▶

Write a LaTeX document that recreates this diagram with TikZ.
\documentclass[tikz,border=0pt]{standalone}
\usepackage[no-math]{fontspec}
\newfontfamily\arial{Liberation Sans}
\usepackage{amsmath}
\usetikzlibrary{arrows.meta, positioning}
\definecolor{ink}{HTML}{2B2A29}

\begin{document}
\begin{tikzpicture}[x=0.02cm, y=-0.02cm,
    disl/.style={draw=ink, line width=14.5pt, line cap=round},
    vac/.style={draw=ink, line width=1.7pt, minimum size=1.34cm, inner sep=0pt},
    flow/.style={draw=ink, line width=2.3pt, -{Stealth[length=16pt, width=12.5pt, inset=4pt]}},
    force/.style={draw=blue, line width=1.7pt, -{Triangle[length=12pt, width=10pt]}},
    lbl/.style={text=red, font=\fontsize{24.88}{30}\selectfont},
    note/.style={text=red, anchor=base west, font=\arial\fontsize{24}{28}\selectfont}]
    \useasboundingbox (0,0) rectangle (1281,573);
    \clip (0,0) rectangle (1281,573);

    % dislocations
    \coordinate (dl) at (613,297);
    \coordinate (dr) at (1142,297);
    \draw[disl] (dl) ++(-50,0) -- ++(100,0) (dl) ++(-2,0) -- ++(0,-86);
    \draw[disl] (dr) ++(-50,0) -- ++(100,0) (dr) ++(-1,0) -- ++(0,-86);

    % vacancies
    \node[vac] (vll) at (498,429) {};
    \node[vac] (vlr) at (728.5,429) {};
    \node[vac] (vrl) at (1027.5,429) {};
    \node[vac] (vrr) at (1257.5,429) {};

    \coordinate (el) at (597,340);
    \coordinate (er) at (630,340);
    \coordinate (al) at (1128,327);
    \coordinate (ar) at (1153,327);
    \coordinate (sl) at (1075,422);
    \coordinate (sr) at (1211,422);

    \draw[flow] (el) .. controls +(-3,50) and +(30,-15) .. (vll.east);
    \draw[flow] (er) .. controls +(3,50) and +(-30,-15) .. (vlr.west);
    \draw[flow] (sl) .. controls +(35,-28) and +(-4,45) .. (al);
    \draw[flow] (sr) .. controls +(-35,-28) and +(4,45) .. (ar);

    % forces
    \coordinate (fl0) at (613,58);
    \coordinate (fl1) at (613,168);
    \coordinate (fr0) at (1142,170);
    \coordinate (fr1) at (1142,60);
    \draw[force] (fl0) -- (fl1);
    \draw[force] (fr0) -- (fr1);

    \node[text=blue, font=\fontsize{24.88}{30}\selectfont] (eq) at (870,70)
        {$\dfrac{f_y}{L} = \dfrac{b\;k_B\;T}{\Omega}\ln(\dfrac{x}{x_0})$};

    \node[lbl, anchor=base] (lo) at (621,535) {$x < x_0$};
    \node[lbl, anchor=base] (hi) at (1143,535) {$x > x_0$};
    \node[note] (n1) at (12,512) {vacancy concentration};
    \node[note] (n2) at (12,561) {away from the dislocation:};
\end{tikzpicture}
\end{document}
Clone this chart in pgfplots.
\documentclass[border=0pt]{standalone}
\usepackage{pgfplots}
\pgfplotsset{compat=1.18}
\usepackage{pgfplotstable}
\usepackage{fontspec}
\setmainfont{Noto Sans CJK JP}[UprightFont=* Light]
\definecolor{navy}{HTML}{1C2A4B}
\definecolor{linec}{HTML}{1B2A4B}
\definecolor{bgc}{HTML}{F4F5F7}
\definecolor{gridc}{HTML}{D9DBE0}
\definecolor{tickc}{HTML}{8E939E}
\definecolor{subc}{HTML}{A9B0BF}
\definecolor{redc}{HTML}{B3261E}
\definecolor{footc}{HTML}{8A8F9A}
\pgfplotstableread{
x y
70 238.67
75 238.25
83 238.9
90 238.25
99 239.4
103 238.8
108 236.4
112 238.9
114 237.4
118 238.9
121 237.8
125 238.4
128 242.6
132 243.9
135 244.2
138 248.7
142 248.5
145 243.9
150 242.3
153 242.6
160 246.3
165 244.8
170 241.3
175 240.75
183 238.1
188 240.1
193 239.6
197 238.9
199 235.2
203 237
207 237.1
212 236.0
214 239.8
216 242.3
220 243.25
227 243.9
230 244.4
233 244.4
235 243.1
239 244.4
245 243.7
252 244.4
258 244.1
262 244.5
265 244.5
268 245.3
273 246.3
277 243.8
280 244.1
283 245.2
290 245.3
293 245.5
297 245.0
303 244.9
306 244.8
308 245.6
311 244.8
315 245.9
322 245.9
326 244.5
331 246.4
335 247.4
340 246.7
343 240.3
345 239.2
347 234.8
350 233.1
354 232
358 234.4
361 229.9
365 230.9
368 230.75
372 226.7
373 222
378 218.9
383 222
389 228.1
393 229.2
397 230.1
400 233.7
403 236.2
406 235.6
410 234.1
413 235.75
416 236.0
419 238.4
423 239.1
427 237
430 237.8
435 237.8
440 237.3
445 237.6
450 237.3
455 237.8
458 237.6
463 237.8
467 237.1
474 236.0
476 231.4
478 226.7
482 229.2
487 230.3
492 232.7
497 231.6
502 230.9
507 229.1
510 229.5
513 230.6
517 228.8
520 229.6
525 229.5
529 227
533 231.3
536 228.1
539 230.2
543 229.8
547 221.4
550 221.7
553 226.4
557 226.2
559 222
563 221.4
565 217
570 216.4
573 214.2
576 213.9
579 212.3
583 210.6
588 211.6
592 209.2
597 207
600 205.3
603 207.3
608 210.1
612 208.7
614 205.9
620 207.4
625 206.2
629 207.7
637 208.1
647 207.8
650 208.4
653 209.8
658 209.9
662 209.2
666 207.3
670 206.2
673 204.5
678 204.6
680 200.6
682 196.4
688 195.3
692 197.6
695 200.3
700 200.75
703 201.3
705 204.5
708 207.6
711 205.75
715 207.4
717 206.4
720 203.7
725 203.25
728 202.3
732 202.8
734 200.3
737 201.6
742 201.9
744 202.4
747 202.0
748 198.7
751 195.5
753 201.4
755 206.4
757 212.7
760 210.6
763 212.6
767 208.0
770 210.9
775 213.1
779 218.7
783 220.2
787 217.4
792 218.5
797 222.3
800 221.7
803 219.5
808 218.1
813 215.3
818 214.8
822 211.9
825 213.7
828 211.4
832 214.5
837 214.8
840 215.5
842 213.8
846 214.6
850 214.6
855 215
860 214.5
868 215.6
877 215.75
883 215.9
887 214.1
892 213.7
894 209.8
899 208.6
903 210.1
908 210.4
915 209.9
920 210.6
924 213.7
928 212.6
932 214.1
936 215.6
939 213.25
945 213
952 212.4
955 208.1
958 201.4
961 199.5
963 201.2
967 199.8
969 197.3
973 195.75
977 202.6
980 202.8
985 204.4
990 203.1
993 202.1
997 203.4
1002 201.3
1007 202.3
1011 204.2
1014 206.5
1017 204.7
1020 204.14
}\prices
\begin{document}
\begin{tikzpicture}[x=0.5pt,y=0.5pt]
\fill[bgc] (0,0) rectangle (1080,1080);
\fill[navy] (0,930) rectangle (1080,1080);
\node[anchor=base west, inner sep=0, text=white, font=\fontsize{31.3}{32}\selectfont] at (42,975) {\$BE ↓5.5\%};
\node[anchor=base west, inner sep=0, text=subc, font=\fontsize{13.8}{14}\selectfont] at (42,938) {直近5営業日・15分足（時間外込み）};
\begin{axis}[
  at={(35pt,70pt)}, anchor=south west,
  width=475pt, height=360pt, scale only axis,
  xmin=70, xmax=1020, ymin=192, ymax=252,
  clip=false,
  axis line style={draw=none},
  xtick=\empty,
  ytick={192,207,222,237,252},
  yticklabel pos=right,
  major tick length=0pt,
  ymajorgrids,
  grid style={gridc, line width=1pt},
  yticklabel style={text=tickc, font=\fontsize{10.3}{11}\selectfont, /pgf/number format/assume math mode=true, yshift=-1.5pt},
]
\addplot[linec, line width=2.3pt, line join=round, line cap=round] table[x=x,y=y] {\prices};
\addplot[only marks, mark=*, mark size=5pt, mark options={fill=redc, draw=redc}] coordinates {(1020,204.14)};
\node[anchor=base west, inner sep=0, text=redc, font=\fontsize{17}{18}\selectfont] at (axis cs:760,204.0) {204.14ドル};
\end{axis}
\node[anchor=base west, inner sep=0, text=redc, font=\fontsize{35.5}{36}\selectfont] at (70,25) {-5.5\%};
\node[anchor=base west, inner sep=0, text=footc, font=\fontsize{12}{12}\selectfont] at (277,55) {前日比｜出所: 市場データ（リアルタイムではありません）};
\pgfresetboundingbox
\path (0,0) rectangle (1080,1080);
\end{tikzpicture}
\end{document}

◀

SET EXERCISE ->
Write out the listing's lines exactly, from its first line through the line that contains "(fr0) -- (fr1);", and stop there.

SOLUTION TO THIS TASK ->
Write a LaTeX document that recreates this diagram with TikZ.
\documentclass[tikz,border=0pt]{standalone}
\usepackage[no-math]{fontspec}
\newfontfamily\arial{Liberation Sans}
\usepackage{amsmath}
\usetikzlibrary{arrows.meta, positioning}
\definecolor{ink}{HTML}{2B2A29}

\begin{document}
\begin{tikzpicture}[x=0.02cm, y=-0.02cm,
    disl/.style={draw=ink, line width=14.5pt, line cap=round},
    vac/.style={draw=ink, line width=1.7pt, minimum size=1.34cm, inner sep=0pt},
    flow/.style={draw=ink, line width=2.3pt, -{Stealth[length=16pt, width=12.5pt, inset=4pt]}},
    force/.style={draw=blue, line width=1.7pt, -{Triangle[length=12pt, width=10pt]}},
    lbl/.style={text=red, font=\fontsize{24.88}{30}\selectfont},
    note/.style={text=red, anchor=base west, font=\arial\fontsize{24}{28}\selectfont}]
    \useasboundingbox (0,0) rectangle (1281,573);
    \clip (0,0) rectangle (1281,573);

    % dislocations
    \coordinate (dl) at (613,297);
    \coordinate (dr) at (1142,297);
    \draw[disl] (dl) ++(-50,0) -- ++(100,0) (dl) ++(-2,0) -- ++(0,-86);
    \draw[disl] (dr) ++(-50,0) -- ++(100,0) (dr) ++(-1,0) -- ++(0,-86);

    % vacancies
    \node[vac] (vll) at (498,429) {};
    \node[vac] (vlr) at (728.5,429) {};
    \node[vac] (vrl) at (1027.5,429) {};
    \node[vac] (vrr) at (1257.5,429) {};

    \coordinate (el) at (597,340);
    \coordinate (er) at (630,340);
    \coordinate (al) at (1128,327);
    \coordinate (ar) at (1153,327);
    \coordinate (sl) at (1075,422);
    \coordinate (sr) at (1211,422);

    \draw[flow] (el) .. controls +(-3,50) and +(30,-15) .. (vll.east);
    \draw[flow] (er) .. controls +(3,50) and +(-30,-15) .. (vlr.west);
    \draw[flow] (sl) .. controls +(35,-28) and +(-4,45) .. (al);
    \draw[flow] (sr) .. controls +(-35,-28) and +(4,45) .. (ar);

    % forces
    \coordinate (fl0) at (613,58);
    \coordinate (fl1) at (613,168);
    \coordinate (fr0) at (1142,170);
    \coordinate (fr1) at (1142,60);
    \draw[force] (fl0) -- (fl1);
    \draw[force] (fr0) -- (fr1);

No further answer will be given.